Tesla has launched a new utility-scale energy storage product called Megapack modeled after the giant battery system it deployed in South Australia as the company seeks to provide an alternative to natural gas “peaker” power plants.
Megapack is the third and largest energy storage system offered by Tesla. The company also sells the residential Powerwall and the commercial Powerpack systems.
Megapack, which Tesla announced Monday in a blog post, is the latest effort by the company to retool and grow its energy storage business, which is a smaller revenue driver than sales of its electric vehicles. Of the $6.4 billion in total revenue posted in the second quarter, just $368 million was from Tesla’s solar and energy storage product business.
Tesla did deploy a record 415 megawatt-hours of energy storage products in the second quarter, a 81% increase from the previous quarter, according to Tesla’s second quarter earnings report that was released July 24. Powerwalls are now installed at more than 50,000 sites.
The Megapack offering could provide an even bigger boost if Tesla can convince utilities to opt for it instead of the more common natural gas peaker plants used today. And it seems it already has.
Tesla’s Megapack will provide 182.5 MW of the upcoming 567 MW Moss Landing energy storage project in California with PG&E.
The so-called Megapack was specifically designed and engineered to be an easy-to-install utility-scale system. Each system comes fully assembled — that includes battery modules, bi-directional inverters, a thermal management system, an AC main breaker and controls —with up to 3 megawatt-hours of energy storage and 1.5 MW of inverter capacity.
The system includes software, developed by Tesla, to monitor, control and monetize the installations, the company said in a blog post announcing Megapack.
All Megapacks connect to Powerhub, an advanced monitoring and control platform for large-scale utility projects and microgrids, and can also integrate with Autobidder, Tesla’s machine-learning platform for automated energy trading, the company said.
Megapack was inspired by Tesla’s Hornsdale project, which combined its 100 MW Powerpack system with Neoen’s wind farm near Jamestown in South Australia. The Tesla Powerpack system stored power generated by the wind farm and then delivered the electricity to the grid during peak hours. The facility saved nearly $40 million in its first year.
Today, the go-to option for utilities are natural gas “peaker” power plants.
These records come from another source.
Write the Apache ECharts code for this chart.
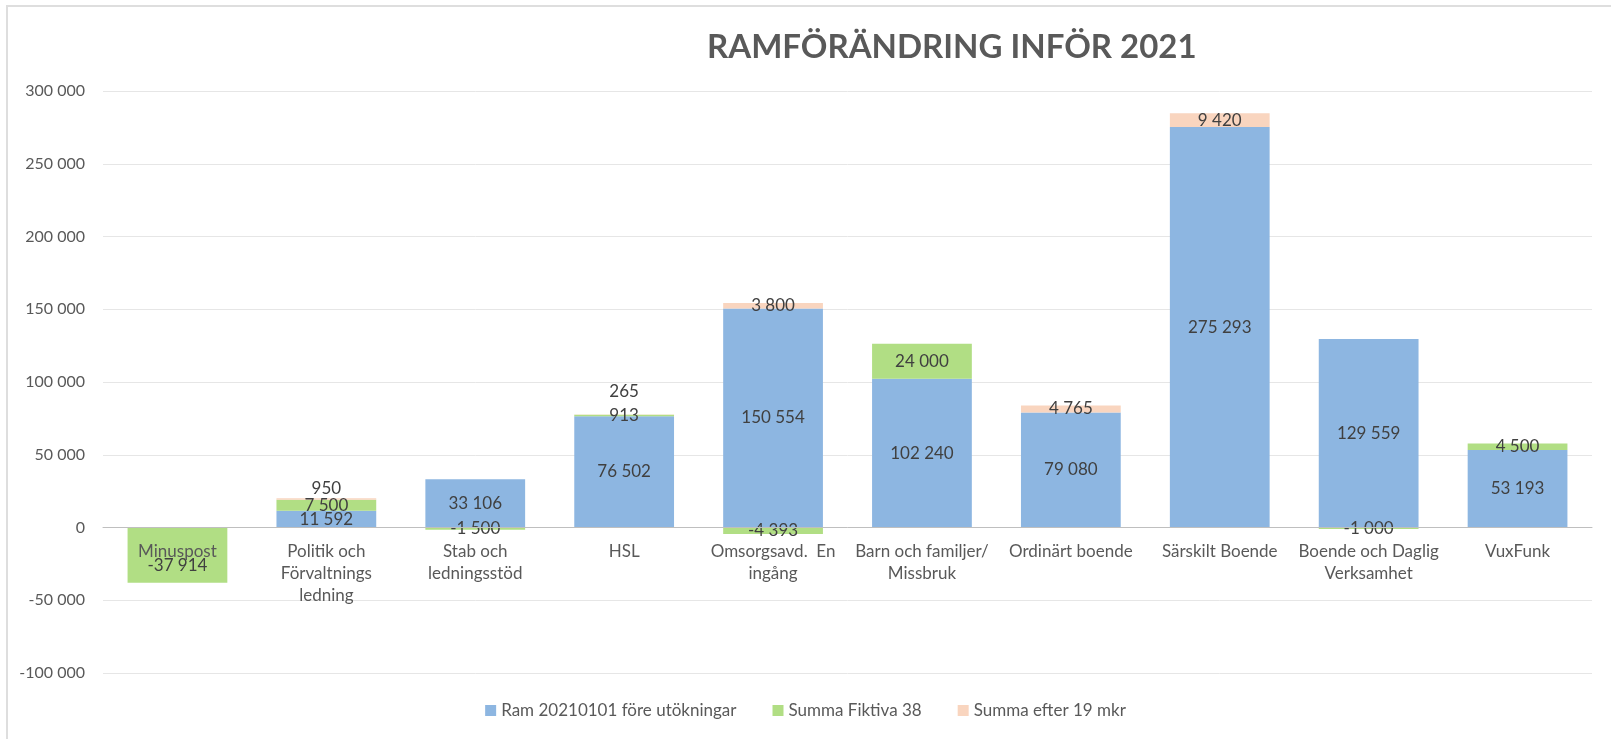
<!DOCTYPE html>
<html>
<head>
<meta charset="utf-8">
<script src="https://cdn.jsdelivr.net/npm/echarts@6/dist/echarts.min.js"></script>
<style>
  html, body { margin: 0; padding: 0; background: #fff; }
  #frame { position: absolute; left: 6px; top: 5px; right: 0; bottom: 0; border-top: 2px solid #dedede; border-left: 2px solid #dedede; }
  #chart { position: absolute; left: 0; top: 0; width: 1611px; height: 739px; }
</style>
</head>
<body>
<div id="frame"></div>
<div id="chart"></div>
<script>
// Kategorier (avdelningar)
var kategorier = [
  'Minuspost',
  'Politik och\nFörvaltnings\nledning',
  'Stab och\nledningsstöd',
  'HSL',
  'Omsorgsavd.  En\ningång',
  'Barn och familjer/\nMissbruk',
  'Ordinärt boende',
  'Särskilt Boende',
  'Boende och Daglig\nVerksamhet',
  'VuxFunk'
];

// Serier
var ramFore = [0, 11592, 33106, 76502, 150554, 102240, 79080, 275293, 129559, 53193];
var fiktiva38 = [-37914, 7500, -1500, 913, -4393, 24000, 0, 0, -1000, 4500];
var efter19 = [0, 950, 0, 265, 3800, 0, 4765, 9420, 0, 0];

var serieNamn = ['Ram 20210101 före utökningar', 'Summa Fiktiva 38', 'Summa efter 19 mkr'];
var farger = ['#8db6e1', '#b1de84', '#f9d5bf'];

// Y-axel
var yMin = -100000;
var yMax = 300000;
var yStep = 50000;

var typsnitt = 'Lato, "Open Sans", sans-serif';

// Mellanslag som tusentalsavgränsare
function formatera(v) {
  var s = Math.abs(v).toString().replace(/\B(?=(\d{3})+(?!\d))/g, ' ');
  return (v < 0 ? '-' : '') + s;
}

function etikett(p) {
  return p.value === 0 ? '' : formatera(p.value);
}

var chart = echarts.init(document.getElementById('chart'));

// Små segment där etiketten ligger ovanför stapeln
function efterData() {
  return efter19.map(function (v, i) {
    if (i === 1) return { value: v, label: { position: 'top', distance: 1 } };
    if (i === 3) return { value: v, label: { position: 'top', distance: 14 } };
    return v;
  });
}

// Minuspost-etiketten ligger under kategorinamnet
function fiktivaData() {
  return fiktiva38.map(function (v, i) {
    if (i === 0) return { value: v, label: { offset: [0, 10] } };
    return v;
  });
}

function serie(namn, data, farg) {
  return {
    name: namn,
    type: 'bar',
    stack: 'ram',
    barCategoryGap: '33%',
    data: data,
    itemStyle: { color: farg },
    label: {
      show: true,
      position: 'inside',
      color: '#404040',
      fontFamily: typsnitt,
      fontSize: 17,
      formatter: etikett
    }
  };
}

// Gridens höjd och nollans läge, så att kategoriaxeln hamnar vid 0
var gridTop = 91;
var gridBottom = 66;
var gridHojd = 739 - gridTop - gridBottom;
var nollOffset = -gridHojd * (0 - yMin) / (yMax - yMin);

var option = {
  animation: false,
  title: {
    text: 'RAMFÖRÄNDRING INFÖR 2021',
    left: 702,
    top: 26,
    textStyle: {
      color: '#595959',
      fontFamily: typsnitt,
      fontWeight: 'bold',
      fontSize: 33
    }
  },
  legend: {
    bottom: 15,
    left: 'center',
    itemWidth: 11,
    itemHeight: 11,
    itemGap: 36,
    icon: 'rect',
    textStyle: { color: '#595959', fontFamily: typsnitt, fontSize: 17 },
    data: serieNamn
  },
  grid: { left: 103, right: 19, top: gridTop, bottom: gridBottom, containLabel: false },
  xAxis: {
    type: 'category',
    data: kategorier,
    offset: nollOffset,
    axisTick: { show: false },
    axisLine: { show: true, onZero: false, lineStyle: { color: '#bfbfbf', width: 1 } },
    axisLabel: {
      color: '#595959',
      fontFamily: typsnitt,
      fontSize: 17,
      lineHeight: 22,
      margin: 13,
      interval: 0
    },
    z: 5
  },
  yAxis: {
    type: 'value',
    min: yMin,
    max: yMax,
    interval: yStep,
    axisLine: { show: false },
    axisTick: { show: false },
    splitLine: { lineStyle: { color: '#e6e6e6', width: 1 } },
    axisLabel: {
      color: '#595959',
      fontFamily: typsnitt,
      fontSize: 16,
      margin: 18,
      formatter: formatera
    }
  },
  series: [
    serie(serieNamn[0], ramFore, farger[0]),
    serie(serieNamn[1], fiktivaData(), farger[1]),
    serie(serieNamn[2], efterData(), farger[2])
  ]
};

chart.setOption(option);
</script>
</body>
</html>
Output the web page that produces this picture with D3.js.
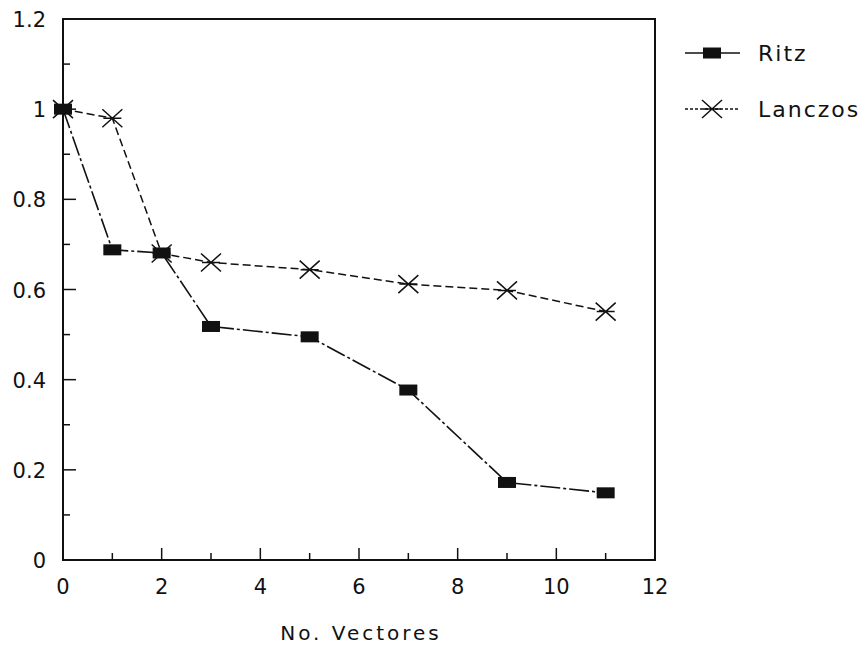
<!DOCTYPE html>
<html>
<head>
<meta charset="utf-8">
<script src="https://cdn.jsdelivr.net/npm/d3@7"></script>
<style>
  body { margin: 0; background: #fff; }
  text { font-family: "DejaVu Sans", sans-serif; fill: #111; }
</style>
</head>
<body>
<svg id="chart"></svg>
<script>
// data
var vectores = [0, 1, 2, 3, 5, 7, 9, 11];
var ritz = [1.0, 0.688, 0.681, 0.518, 0.495, 0.377, 0.172, 0.149];
var lanczos = [1.0, 0.98, 0.68, 0.66, 0.644, 0.612, 0.598, 0.551];
var xTicks = [0, 2, 4, 6, 8, 10, 12];
var yTicks = [0, 0.2, 0.4, 0.6, 0.8, 1, 1.2];
var seriesNames = ['Ritz', 'Lanczos'];

var width = 866, height = 648;
var margin = { left: 63, top: 19, right: 211, bottom: 88 };

var svg = d3.select('#chart').attr('width', width).attr('height', height);

var x = d3.scaleLinear().domain([0, 12]).range([margin.left, width - margin.right]);
var y = d3.scaleLinear().domain([0, 1.2]).range([height - margin.bottom, margin.top]);

// frame
svg.append('rect')
  .attr('x', x(0)).attr('y', y(1.2))
  .attr('width', x(12) - x(0)).attr('height', y(0) - y(1.2))
  .attr('fill', 'none').attr('stroke', '#111').attr('stroke-width', 2);

// x axis: inner ticks, long at even values
var xAxis = svg.append('g');
xAxis.selectAll('line')
  .data(d3.range(1, 12))
  .enter().append('line')
  .attr('x1', function(d) { return x(d); })
  .attr('x2', function(d) { return x(d); })
  .attr('y1', y(0))
  .attr('y2', function(d) { return y(0) - (d % 2 === 0 ? 12 : 7); })
  .attr('stroke', '#111').attr('stroke-width', 1.5);
xAxis.selectAll('text')
  .data(xTicks)
  .enter().append('text')
  .attr('x', function(d) { return x(d); })
  .attr('y', y(0) + 34)
  .attr('text-anchor', 'middle')
  .attr('font-size', 21)
  .text(function(d) { return d; });

// y axis
var yAxis = svg.append('g');
yAxis.selectAll('line')
  .data(d3.range(1, 12).map(function(i) { return i / 10; }))
  .enter().append('line')
  .attr('x1', x(0))
  .attr('x2', function(d, i) { return x(0) + ((i + 1) % 2 === 0 ? 13 : 7); })
  .attr('y1', function(d) { return y(d); })
  .attr('y2', function(d) { return y(d); })
  .attr('stroke', '#111').attr('stroke-width', 1.5);
yAxis.selectAll('text')
  .data(yTicks)
  .enter().append('text')
  .attr('x', 46)
  .attr('y', function(d) { return y(d) + 8; })
  .attr('text-anchor', 'end')
  .attr('font-size', 21)
  .text(function(d) { return d; });

svg.append('text')
  .attr('x', 361).attr('y', 640)
  .attr('text-anchor', 'middle')
  .attr('font-size', 20)
  .attr('letter-spacing', 3)
  .text('No. Vectores');

var line = d3.line()
  .x(function(d) { return x(d[0]); })
  .y(function(d) { return y(d[1]); });

var ritzPts = vectores.map(function(v, i) { return [v, ritz[i]]; });
var lanczosPts = vectores.map(function(v, i) { return [v, lanczos[i]]; });

svg.append('path')
  .attr('d', line(lanczosPts))
  .attr('fill', 'none').attr('stroke', '#111').attr('stroke-width', 1.5)
  .attr('stroke-dasharray', '8,4');

svg.append('path')
  .attr('d', line(ritzPts))
  .attr('fill', 'none').attr('stroke', '#111').attr('stroke-width', 1.6)
  .attr('stroke-dasharray', '20,3,3,3');

function star(g, cx, cy) {
  g.append('path')
    .attr('d', 'M' + (cx - 10) + ',' + (cy - 9) + 'L' + (cx + 10) + ',' + (cy + 9) +
               'M' + (cx - 10) + ',' + (cy + 9) + 'L' + (cx + 10) + ',' + (cy - 9) +
               'M' + (cx - 9) + ',' + cy + 'L' + (cx + 9) + ',' + cy)
    .attr('stroke', '#111').attr('stroke-width', 1.5).attr('fill', 'none');
}
function box(g, cx, cy) {
  g.append('rect')
    .attr('x', cx - 9).attr('y', cy - 5.5)
    .attr('width', 18).attr('height', 11)
    .attr('fill', '#111');
}

var marks = svg.append('g');
lanczosPts.forEach(function(p) { star(marks, x(p[0]), y(p[1])); });
ritzPts.forEach(function(p) { box(marks, x(p[0]), y(p[1])); });

// legend
var legend = svg.append('g');
var legY = [53, 109];
seriesNames.forEach(function(name, i) {
  legend.append('line')
    .attr('x1', 685).attr('x2', 740)
    .attr('y1', legY[i]).attr('y2', legY[i])
    .attr('stroke', '#111').attr('stroke-width', 1.5)
    .attr('stroke-dasharray', i === 0 ? null : '3,2');
  if (i === 0) box(legend, 712, legY[i]); else star(legend, 712, legY[i]);
  legend.append('text')
    .attr('x', 758).attr('y', legY[i] + 8)
    .attr('font-size', 22)
    .attr('letter-spacing', 2)
    .text(name);
});
</script>
</body>
</html>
Peaker power plants are used when a local utility grid can’t provide enough power to meet peak demand, an occurrence that has become more common as temperatures and populations rise.
Tesla hopes to be the sustainable alternative. And in states like California, which have ambitious emissions targets, Tesla could gain some ground. Instead of using a natural gas peaker plant, utilities could use the Megapack to store excess solar or wind energy to support the grid’s peak loads.